A parliamentary debate on education standards in Yorkshire saw calls to close a geographical divide in results which sees the region lag behind the rest of England.
Opening the debate, Jo Cox, MP for Batley and Spen, said that while attainment in the capital had surged “with the targeted support and investment” of the London Challenge project, Yorkshire is now the worst performing area in the country.
She said this disparity was a disgrace, adding: “It is now clear that where you are born has become a more powerful predictive factor of your performance at school than any other... Tragically for our children, the region has gone from the fifth lowest achieving in the 1970s to the worst in England today, with nearly a quarter of pupils attending schools that are rated less than good.”

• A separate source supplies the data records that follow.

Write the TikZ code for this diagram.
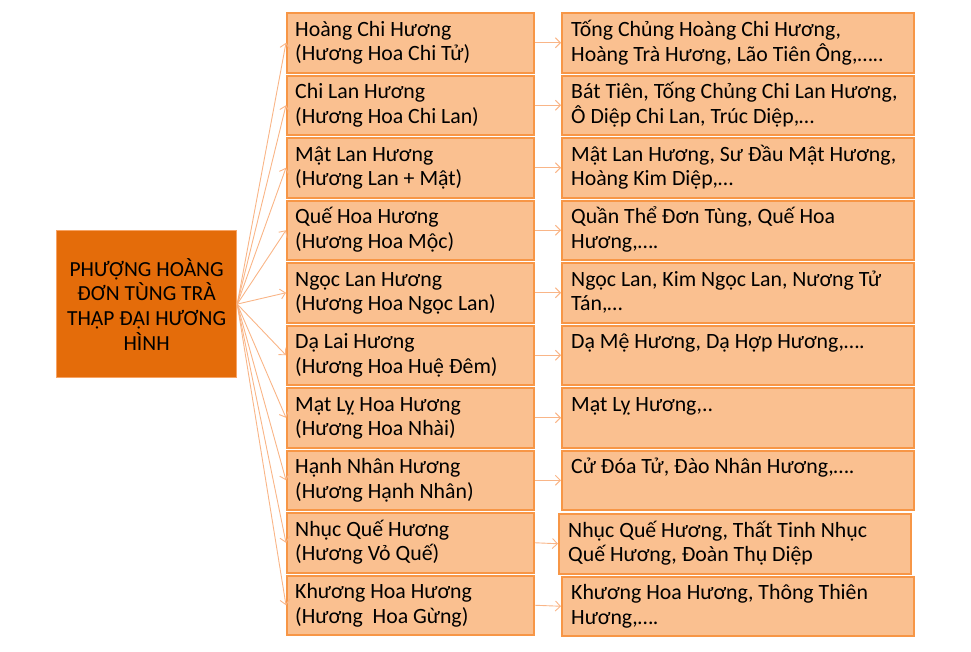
\documentclass[tikz,border=0pt]{standalone}
\usepackage{fontspec}
\setmainfont{Carlito}
\usetikzlibrary{arrows.meta}
\definecolor{boxfill}{HTML}{FAC090}
\definecolor{boxline}{HTML}{F79646}
\definecolor{hubfill}{HTML}{E46C0A}
\definecolor{hubline}{HTML}{F7A364}
\definecolor{arrowc}{HTML}{F9B587}
\newcommand{\twolines}[1]{\begin{tabular}[t]{@{}l@{}}#1\end{tabular}}
\begin{document}
\begin{tikzpicture}[x=1pt,y=-1pt,
  cell/.style={draw=boxline, fill=boxfill, line width=2pt, rectangle, inner sep=0pt, anchor=north west, minimum height=59.5pt},
  midbox/.style={cell, minimum width=247pt},
  resbox/.style={cell, minimum width=352pt},
  txt/.style={anchor=base west, inner sep=0pt, font=\fontsize{21.8}{24.7}\selectfont},
  link/.style={draw=arrowc, line width=0.9pt, -{Straight Barb[length=5pt,width=10pt]}}]
\useasboundingbox (0,0) rectangle (971,651);

% hub
\node[draw=hubline, fill=hubfill, line width=1.2pt, anchor=north west, inner sep=0pt,
      minimum width=180pt, minimum height=147pt] (hub) at (56,230) {};
\node[align=center, font=\fontsize{21.5}{24.7}\selectfont, inner sep=0pt] (hubtxt) at (hub.center)
  {PHƯỢNG HOÀNG\\ĐƠN TÙNG TRÀ\\THẬP ĐẠI HƯƠNG\\HÌNH};

% middle column
\node[midbox] (m1) at (286,12) {};
\node[midbox] (m2) at (286,74.5) {};
\node[midbox] (m3) at (286,137) {};
\node[midbox] (m4) at (286,199.5) {};
\node[midbox] (m5) at (286,262) {};
\node[midbox] (m6) at (286,324.5) {};
\node[midbox] (m7) at (286,387) {};
\node[midbox] (m8) at (286,449.5) {};
\node[midbox] (m9) at (286,512) {};
\node[midbox] (m10) at (286,574.5) {};

\node[txt] (mt1) at (295,36) {\twolines{Hoàng Chi Hương\\(Hương Hoa Chi Tử)}};
\node[txt] (mt2) at (295,98.5) {\twolines{Chi Lan Hương\\(Hương Hoa Chi Lan)}};
\node[txt] (mt3) at (295,161) {\twolines{Mật Lan Hương\\(Hương Lan + Mật)}};
\node[txt] (mt4) at (295,223.5) {\twolines{Quế Hoa Hương\\(Hương Hoa Mộc)}};
\node[txt] (mt5) at (295,286) {\twolines{Ngọc Lan Hương\\(Hương Hoa Ngọc Lan)}};
\node[txt] (mt6) at (295,348.5) {\twolines{Dạ Lai Hương\\(Hương Hoa Huệ Đêm)}};
\node[txt] (mt7) at (295,411) {\twolines{Mạt Lỵ Hoa Hương\\(Hương Hoa Nhài)}};
\node[txt] (mt8) at (295,473.5) {\twolines{Hạnh Nhân Hương\\(Hương Hạnh Nhân)}};
\node[txt] (mt9) at (295,536) {\twolines{Nhục Quế Hương\\(Hương Vỏ Quế)}};
\node[txt] (mt10) at (295,598.5) {\twolines{Khương Hoa Hương\\(Hương\ \ Hoa Gừng)}};

% right column
\node[resbox] (r1) at (561,12) {};
\node[resbox] (r2) at (561,74.5) {};
\node[resbox] (r3) at (561,137) {};
\node[resbox] (r4) at (561,199.5) {};
\node[resbox] (r5) at (561,262) {};
\node[resbox] (r6) at (561,324.5) {};
\node[resbox] (r7) at (561,387) {};
\node[resbox] (r8) at (561,449.5) {};
\node[resbox] (r9) at (558,513) {};
\node[resbox] (r10) at (561,575.5) {};

\node[txt] (rt1) at (571,36) {\twolines{Tống Chủng Hoàng Chi Hương,\\Hoàng Trà Hương, Lão Tiên Ông,…..}};
\node[txt] (rt2) at (571,98.5) {\twolines{Bát Tiên, Tống Chủng Chi Lan Hương,\\Ô Diệp Chi Lan, Trúc Diệp,…}};
\node[txt] (rt3) at (571,161) {\twolines{Mật Lan Hương, Sư Đầu Mật Hương,\\Hoàng Kim Diệp,…}};
\node[txt] (rt4) at (571,223.5) {\twolines{Quần Thể Đơn Tùng, Quế Hoa\\Hương,….}};
\node[txt] (rt5) at (571,286) {\twolines{Ngọc Lan, Kim Ngọc Lan, Nương Tử\\Tán,…}};
\node[txt] (rt6) at (571,348.5) {Dạ Mệ Hương, Dạ Hợp Hương,….};
\node[txt] (rt7) at (571,411) {Mạt Lỵ Hương,..};
\node[txt] (rt8) at (571,473.5) {Cử Đóa Tử, Đào Nhân Hương,….};
\node[txt] (rt9) at (568,537) {\twolines{Nhục Quế Hương, Thất Tinh Nhục\\Quế Hương, Đoàn Thụ Diệp}};
\node[txt] (rt10) at (571,599.5) {\twolines{Khương Hoa Hương, Thông Thiên\\Hương,….}};

% connectors
\foreach \i in {1,...,10} {
  \draw[link] (hub.east) -- (m\i.west);
  \draw[link] (m\i.east) -- (r\i.west);
}
\end{tikzpicture}
\end{document}
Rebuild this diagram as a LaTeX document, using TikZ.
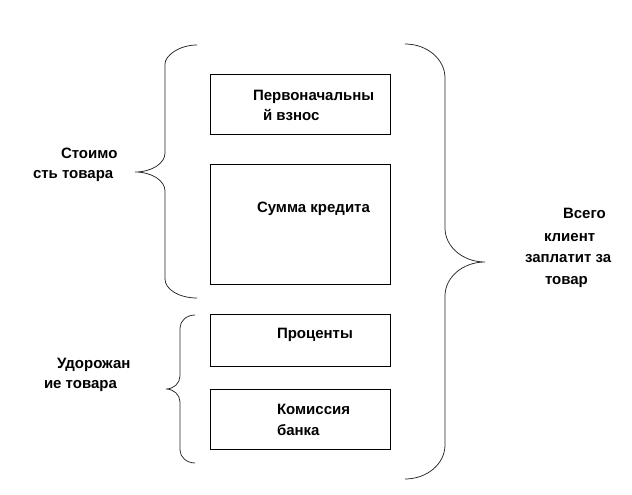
\documentclass[tikz,border=0pt]{standalone}
\usepackage{fontspec}
\setmainfont{Liberation Sans}
\begin{document}
\begin{tikzpicture}[x=1pt,y=-1pt,
  box/.style={draw=black,line width=0.8pt,inner sep=0pt,outer sep=0pt},
  txt/.style={anchor=base west,inner sep=0pt,outer sep=0pt,font=\fontsize{15}{18}\selectfont\bfseries},
  bracepath/.style={draw=black!85,line width=0.75pt}]
\useasboundingbox (0,0) rectangle (632,495);
% boxes
\node[box,minimum width=180pt,minimum height=60pt] (b1) at (300,104) {};
\node[box,minimum width=180pt,minimum height=120pt] (b2) at (300,224) {};
\node[box,minimum width=180pt,minimum height=52pt] (b3) at (300,340) {};
\node[box,minimum width=180pt,minimum height=60pt] (b4) at (300,419) {};
% box texts
\node[txt] (t1a) at (253,100) {Первоначальны};
\node[txt] (t1b) at (263,121) {й взнос};
\node[txt] (t2) at (257,212) {Сумма кредита};
\node[txt] (t3) at (277,338) {Проценты};
\node[txt] (t4a) at (277,414) {Комиссия};
\node[txt] (t4b) at (277,435) {банка};
% left labels
\node[txt] (l1a) at (61,158) {Стоимо};
\node[txt] (l1b) at (33,178) {сть товара};
\node[txt] (l2a) at (57,368) {Удорожан};
\node[txt] (l2b) at (44,388) {ие товара};
% right label
\node[txt] (r1) at (563,218) {Всего};
\node[txt] (r2) at (544,241) {клиент};
\node[txt] (r3) at (525,262) {заплатит за};
\node[txt] (r4) at (545,284) {товар};
% braces
\draw[bracepath] (197,45) .. controls (179.3,45) and (165,55.5) .. (165,64) -- (165,153)
  .. controls (165,163.5) and (151.6,172) .. (135,172)
  .. controls (151.6,172) and (165,180.5) .. (165,191) -- (165,279)
  .. controls (165,289.5) and (179.3,298) .. (197,298);
\draw[bracepath] (195,315) .. controls (186.7,315) and (180,320.8) .. (180,328) -- (180,376)
  .. controls (180,383.2) and (173.7,389) .. (166,389)
  .. controls (173.7,389) and (180,394.8) .. (180,402) -- (180,450)
  .. controls (180,457.2) and (186.7,463) .. (195,463);
\draw[bracepath] (405,44) .. controls (427.1,44) and (445,59.2) .. (445,78) -- (445,228)
  .. controls (445,246.8) and (462.9,262) .. (485,262)
  .. controls (462.9,262) and (445,277.2) .. (445,296) -- (445,445)
  .. controls (445,463.8) and (427.1,479) .. (405,479);
\end{tikzpicture}
\end{document}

She said this was despite the tireless effort and dedication of teachers, parents and pupils.
MPs called for the success of the London Challenge – which received government investment and is credited with transforming standards in the capital – to be replicated in the North.
Mrs Cox said: “What has worked in London can work elsewhere. It can work in Yorkshire. But it will need real investment and sustained political commitment. It is time for a new, bold and ambitious target to end the postcode lottery in educational attainment. We have a duty to make sure every child has access to the best possible education. It should not matter where you are born.”
The cross party debate was led by Mrs Cox, Greg Mulholland, the Liberal Democrat MP for Leeds North West and Martin Vickers, the Conservative MP for Cleethorpes.
In the Budget the government announced a new Northern Powerhouse schools strategy backed by £20m a year. Chancellor George Osborne said Sir Nick Weller, the chief executive of the Bradford-based Dixons Academies, would report on how schools in the North of England could be turned around in the same way that has happened with London’s education system.
Barnsley’s Labour MP, Dan Jarvis, said he was disappointed by the lack of detail that has been forthcoming from the government about this plan. He noted that the strategy was not mentioned at all in the government’s new education White Paper.
MPs from all sides of the debate praised the work of teachers in the region.
Mr Vickers said he did not want to paint a bad picture but added that a report from the Social Market Foundation, showed marked disparities between regions, “with over 70 per cent of pupils in London achieving five good GCSEs compared to 63 per cent in Yorkshire”.
Mrs Cox said that there had been 30 years of neglect by government, which Mr Vickers suggested divided the blame equally between the political parties. Schools Minister Nick Gibb said that since 2010 there were 209 more good and outstanding schools in Yorkshire.